-- BEGIN --
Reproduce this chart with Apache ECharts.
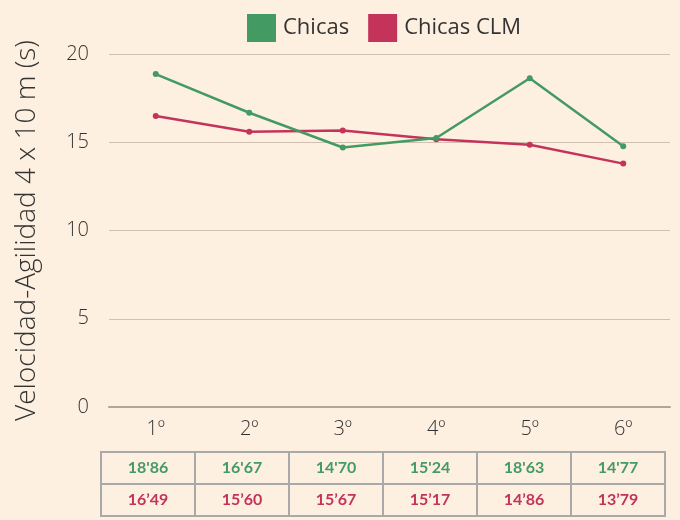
<!DOCTYPE html>
<html><head><meta charset="utf-8">
<script src="https://cdn.jsdelivr.net/npm/echarts@6/dist/echarts.min.js"></script>
<style>html,body{margin:0;padding:0;background:#fdf0e1;}#c{width:680px;height:520px;}</style>
</head><body><div id="c"></div>
<script>
const categories = ['1º','2º','3º','4º','5º','6º'];
const chicas = [18.86, 16.67, 14.70, 15.24, 18.63, 14.77];
const chicasCLM = [16.49, 15.60, 15.67, 15.17, 14.86, 13.79];
const chicasText = ["18'86","16'67","14'70","15'24","18'63","14'77"];
const clmText = ["16’49","15’60","15’67","15’17","14’86","13’79"];
const yTicks = [0,5,10,15,20];
const seriesNames = ['Chicas','Chicas CLM'];
const rowNames = ['Chicas','Chicas CLM'];

const GREEN = '#449a63', RED = '#c4335a';
const rowColors = [GREEN, RED];
const tableData = [];
chicasText.forEach((t,i)=>tableData.push([i,0,t]));
clmText.forEach((t,i)=>tableData.push([i,1,t]));

const chart = echarts.init(document.getElementById('c'));
chart.setOption({
  backgroundColor:'#fdf0e1',
  animation:false,
  legend:{
    left:242, top:9, icon:'rect', itemWidth:29, itemHeight:28, itemGap:19,
    textStyle:{fontFamily:'Open Sans', fontSize:22, color:'#333', padding:[0,0,0,2]},
    data:seriesNames
  },
  grid:[
    {left:109, right:10, top:54, bottom:113},
    {left:101, right:15, top:452, height:64}
  ],
  xAxis:[
    {type:'category', gridIndex:0, data:categories, boundaryGap:true,
     axisLine:{lineStyle:{color:'#b0a596', width:2}}, axisTick:{show:false},
     axisLabel:{fontFamily:'Open Sans', fontWeight:300, fontSize:20, color:'#333', margin:12}},
    {type:'category', gridIndex:1, data:categories, show:false}
  ],
  yAxis:[
    {type:'value', gridIndex:0, min:yTicks[0], max:yTicks[yTicks.length-1], interval:5,
     name:'Velocidad-Agilidad 4 x 10 m (s)', nameLocation:'middle', nameGap:68,
     nameTextStyle:{fontFamily:'Open Sans', fontWeight:300, fontSize:28, color:'#333'},
     axisLine:{show:false}, axisTick:{show:false},
     axisLabel:{fontFamily:'Open Sans', fontWeight:300, fontSize:20, color:'#333', margin:20},
     splitLine:{lineStyle:{color:'#cfc0b2', width:1}}},
    {type:'category', gridIndex:1, data:rowNames, inverse:true, show:false}
  ],
  series:[
    {name:seriesNames[0], type:'line', data:chicas, color:GREEN,
     symbol:'circle', symbolSize:6, lineStyle:{width:2.5}, itemStyle:{color:GREEN}, z:3},
    {name:seriesNames[1], type:'line', data:chicasCLM, color:RED,
     symbol:'circle', symbolSize:6, lineStyle:{width:2.5}, itemStyle:{color:RED}, z:2},
    {type:'custom', xAxisIndex:1, yAxisIndex:1, data:tableData,
     renderItem:function(params, api){
       const c = api.coord([api.value(0), api.value(1)]);
       const s = api.size([1,1]);
       const row = api.value(1);
       return {type:'group', children:[
         {type:'rect', shape:{x:c[0]-s[0]/2, y:c[1]-s[1]/2, width:s[0], height:s[1]},
          style:{fill:'transparent', stroke:'#a9a9a9', lineWidth:2}},
         {type:'text', style:{x:c[0], y:c[1], text:tableData[params.dataIndex][2],
          textAlign:'center', textVerticalAlign:'middle',
          font:'bold 16px Lato, "Open Sans", sans-serif', fill:rowColors[row]}}
       ]};
     }}
  ]
});
</script></body></html>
-- END --
Written instruction —
Starting at the top of the listing above, please restate word for word each line up to and including the one that holds "clmText.forEach((t,i)=>tableData.push([i,1,t]));", omitting every image.

Complete output —
Reproduce this chart with Apache ECharts.
<!DOCTYPE html>
<html><head><meta charset="utf-8">
<script src="https://cdn.jsdelivr.net/npm/echarts@6/dist/echarts.min.js"></script>
<style>html,body{margin:0;padding:0;background:#fdf0e1;}#c{width:680px;height:520px;}</style>
</head><body><div id="c"></div>
<script>
const categories = ['1º','2º','3º','4º','5º','6º'];
const chicas = [18.86, 16.67, 14.70, 15.24, 18.63, 14.77];
const chicasCLM = [16.49, 15.60, 15.67, 15.17, 14.86, 13.79];
const chicasText = ["18'86","16'67","14'70","15'24","18'63","14'77"];
const clmText = ["16’49","15’60","15’67","15’17","14’86","13’79"];
const yTicks = [0,5,10,15,20];
const seriesNames = ['Chicas','Chicas CLM'];
const rowNames = ['Chicas','Chicas CLM'];

const GREEN = '#449a63', RED = '#c4335a';
const rowColors = [GREEN, RED];
const tableData = [];
chicasText.forEach((t,i)=>tableData.push([i,0,t]));
clmText.forEach((t,i)=>tableData.push([i,1,t]));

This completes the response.